As explained by ebay it is because the purchase is not made through ebay's site.

http://pages.ebay.co.uk/help/buy/buyer-classified-ad.html?ssPageName=SRCH:KNM_URLM


----------



## cabby (May 14, 2005)

Yes, but they are quite happy to take the money for an ad, but when they are told that there is a problem with this ad and it needs to be removed they find all the excuses to not bother.

cabby


----------



## peribro (Sep 6, 2009)

I thought that they were usually quite good at removing obviously fraudulent adverts - I know they have been when dodgy motorhome adverts have from time to time appeared.


----------



## cabby (May 14, 2005)

Yes that is what really annoys me, when one takes the trouble to point out an obvious scam and 30 mins later they still just point out the rules and tell you that you are free to contact the police.One hits ones head against a brick all.Don't know why i even bothered.
I did a thread calling it, is this a scam and someone else came up saying they had also had problems with a similar seller from same location.


cabby


----------



## caulkhead (Jul 25, 2007)

cabby said:


> Yes that is what really annoys me, when one takes the trouble to point out an obvious scam and 30 mins later they still just point out the rules and tell you that you are free to contact the police.One hits ones head against a brick all.Don't know why i even bothered.
> I did a thread calling it, is this a scam and someone else came up saying they had also had problems with a similar seller from same location.
> 
> cabby


A few years ago my daughter was scammed by someone on ebay.
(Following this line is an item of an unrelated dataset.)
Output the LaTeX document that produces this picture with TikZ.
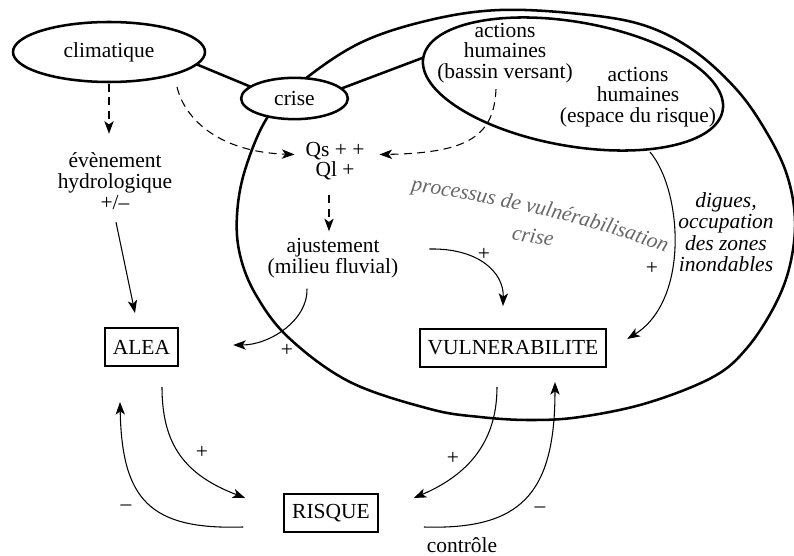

It's a long story but basically she sold an item which the 'buyer' then re-listed using all of my daughter's photos, info etc and then tried to claim non-delivery to boot. I took it up on my daughter's behalf and spent a lot of time, and frustration, on the phone to ebay. Despite having all the evidence which proved the scam they simply did not want to know. They found against my daughter who lost the item AND had the money taken from her paypal account by ebay to recompense the scammer. Not surprisingly it put my daughter off ever using ebay again.

Andy

PS. There is a thread on MHF about this somewhere but as I say, it's a few years back.


----------



## Camdoon (Sep 21, 2012)

Did she not buy the item back then do the same scam on the scammer?


----------